Complete step-by-step answer:
We are given a greatest integer function then $f(x)=[x]+[x+\dfrac{1}{2}]$ , we have check for its continuity and for checking a functions continuity we have one formula that is $f(x)=f({{x}^{-}})=f({{x}^{+}})$ and we know that possibility of discontinuity of greatest integer function
$[x+a]$ is only when $x+a$ becomes an integer, given in the question all option lies around $x=\dfrac{1}{2}$so we will check for $x=\dfrac{1}{2}$ there can be discontinuity
Using greatest integer function property $[x]=0$, when x is between $[0,1)$ and $[x]=1$ when x is between $[1,2)$
$f(\dfrac{1}{2})=[\dfrac{1}{2}]+[\dfrac{1}{2}+\dfrac{1}{2}]=0+1=1$
Similarly, on putting $x={{\dfrac{1}{2}}^{+}}$
$f({{\dfrac{1}{2}}^{+}})=[{{\dfrac{1}{2}}^{+}}]+[{{\dfrac{1}{2}}^{+}}+\dfrac{1}{2}]=0+1=1$
Similarly, on putting $x={{\dfrac{1}{2}}^{-}}$
$f({{\dfrac{1}{2}}^{-}})=[{{\dfrac{1}{2}}^{-}}]+[{{\dfrac{1}{2}}^{-}}+\dfrac{1}{2}]=0+0=0$, this time in greatest integer function value becomes less then 1 result into 0
We can see very clearly that $f(\dfrac{1}{2})=f({{\dfrac{1}{2}}^{-}})\ne f({{\dfrac{1}{2}}^{+}})$ , we confirms that $f(x)=[x]+[x+\dfrac{1}{2}]$ is discontinuous at $x=\dfrac{1}{2}$
Now checking other option like (c) and (d)

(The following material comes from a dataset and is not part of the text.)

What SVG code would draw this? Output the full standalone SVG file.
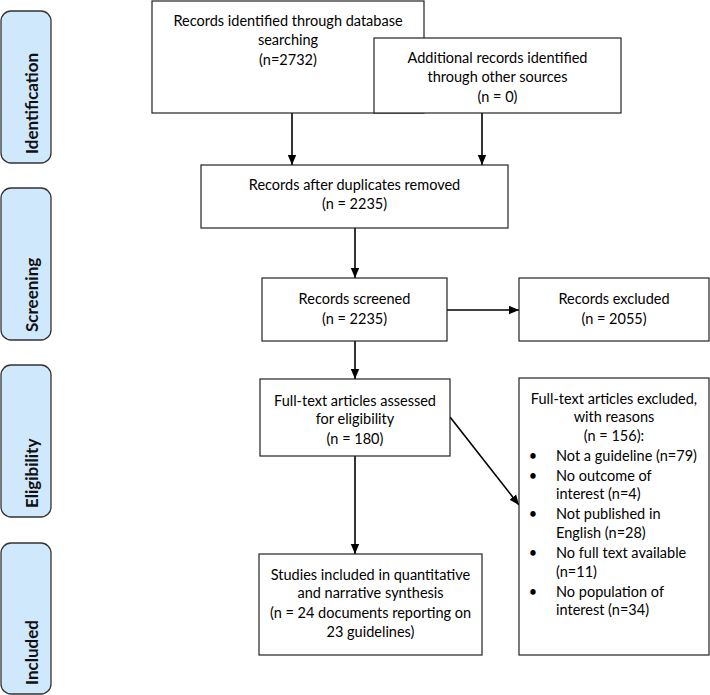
<svg xmlns="http://www.w3.org/2000/svg" width="710" height="695" viewBox="0 0 710 695">
<defs>
<marker id="ah" viewBox="0 0 10 10" refX="10" refY="5" markerWidth="10" markerHeight="10" markerUnits="userSpaceOnUse" orient="auto">
<path d="M0,0.8 L10,5 L0,9.2 Z" fill="#000"/>
</marker>
<style>
.phase rect{fill:#cfe8fb;stroke:#333;stroke-width:1.3}
.phase text{font-family:Lato,"Liberation Sans",Arial,sans-serif;font-weight:bold;font-size:17px;fill:#111}
.box rect{fill:#fff;stroke:#222;stroke-width:1.2}
.box text{font-family:Lato,"Liberation Sans",Arial,sans-serif;font-size:14.5px;fill:#000;text-anchor:middle}
.box text.l{text-anchor:start}
#connectors line{stroke:#000;stroke-width:1.6;marker-end:url(#ah)}
</style>
</defs>
<rect width="710" height="695" fill="#fff"/>

<g id="phase-identification" class="phase"><rect x="1" y="11" width="50" height="152" rx="10"/><text transform="translate(38,154) rotate(-90)">Identification</text></g>
<g id="phase-screening" class="phase"><rect x="1" y="188" width="50" height="152" rx="10"/><text transform="translate(38,332) rotate(-90)">Screening</text></g>
<g id="phase-eligibility" class="phase"><rect x="1" y="365" width="50" height="152" rx="10"/><text transform="translate(38,508) rotate(-90)">Eligibility</text></g>
<g id="phase-included" class="phase"><rect x="1" y="543" width="50" height="151" rx="10"/><text transform="translate(38,685) rotate(-90)">Included</text></g>

<g id="connectors">
<line x1="292" y1="113" x2="292" y2="165"/>
<line x1="482" y1="113" x2="482" y2="165"/>
<line x1="355" y1="228" x2="355" y2="278"/>
<line x1="447" y1="310" x2="519" y2="310"/>
<line x1="355" y1="341" x2="355" y2="379"/>
<line x1="450" y1="417" x2="519" y2="505"/>
<line x1="355" y1="456" x2="355" y2="554"/>
</g>

<g id="n-db" class="box"><rect x="152" y="1" width="272" height="112"/>
<text x="288" y="26">Records identified through database</text>
<text x="288" y="45">searching</text>
<text x="288" y="65">(n=2732)</text></g>

<g id="n-other" class="box"><rect x="374" y="38" width="247" height="75"/>
<text x="497.5" y="63">Additional records identified</text>
<text x="497.5" y="82">through other sources</text>
<text x="497.5" y="102">(n = 0)</text></g>

<g id="n-dedup" class="box"><rect x="201" y="165" width="307" height="63"/>
<text x="354.5" y="190">Records after duplicates removed</text>
<text x="354.5" y="209">(n = 2235)</text></g>

<g id="n-screened" class="box"><rect x="262" y="278" width="185" height="63"/>
<text x="354.5" y="304">Records screened</text>
<text x="354.5" y="324">(n = 2235)</text></g>

<g id="n-excluded" class="box"><rect x="519" y="278" width="190" height="63"/>
<text x="614" y="304">Records excluded</text>
<text x="614" y="324">(n = 2055)</text></g>

<g id="n-fulltext" class="box"><rect x="260" y="379" width="190" height="77"/>
<text x="355" y="406">Full-text articles assessed</text>
<text x="355" y="424">for eligibility</text>
<text x="355" y="444">(n = 180)</text></g>

<g id="n-ftexcluded" class="box"><rect x="519" y="378" width="190" height="277"/>
<text x="614" y="404">Full-text articles excluded,</text>
<text x="614" y="422">with reasons</text>
<text x="614" y="441">(n = 156):</text>
<text x="533" y="461">•</text><text class="l" x="556" y="461">Not a guideline (n=79)</text>
<text x="533" y="481">•</text><text class="l" x="556" y="481">No outcome of</text>
<text class="l" x="556" y="499">interest (n=4)</text>
<text x="533" y="519">•</text><text class="l" x="556" y="519">Not published in</text>
<text class="l" x="556" y="538">English (n=28)</text>
<text x="533" y="558">•</text><text class="l" x="556" y="558">No full text available</text>
<text class="l" x="556" y="577">(n=11)</text>
<text x="533" y="597">•</text><text class="l" x="556" y="597">No population of</text>
<text class="l" x="556" y="615">interest (n=34)</text></g>

<g id="n-included" class="box"><rect x="259" y="554" width="223" height="101"/>
<text x="370.5" y="580">Studies included in quantitative</text>
<text x="370.5" y="598">and narrative synthesis</text>
<text x="370.5" y="618">(n = 24 documents reporting on</text>
<text x="370.5" y="637">23 guidelines)</text></g>
</svg>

In which we are asked to find the limit at $x\to \dfrac{1}{2}$
$\displaystyle \lim_{x \to \dfrac{1}{2}+}f(x)=2$ , for this put $x={{\dfrac{1}{2}}^{+}}$ in given equation that we have already putted an got
$f({{\dfrac{1}{2}}^{+}})=[{{\dfrac{1}{2}}^{+}}]+[{{\dfrac{1}{2}}^{+}}+\dfrac{1}{2}]=0+1=1$
Similarly
$\displaystyle \lim_{x \to \dfrac{1}{2}-}f(x)=1$, for this put $x={{\dfrac{1}{2}}^{-}}$ in given equation that we have already putted an got
$f({{\dfrac{1}{2}}^{-}})=[{{\dfrac{1}{2}}^{-}}]+[{{\dfrac{1}{2}}^{-}}+\dfrac{1}{2}]=0+0=0$
So, both options are wrong and

So, the correct answer is “Option (B)".

Note: Some of the student might think that for checking continuity of this $f(x)=[x]+[x+\dfrac{1}{2}]$, they just check by equating greatest integer to 0 and getting value like here we get $x=0$ and $x=-\dfrac{1}{2}$ but we have to check it by equating greatest integer with all integer possible.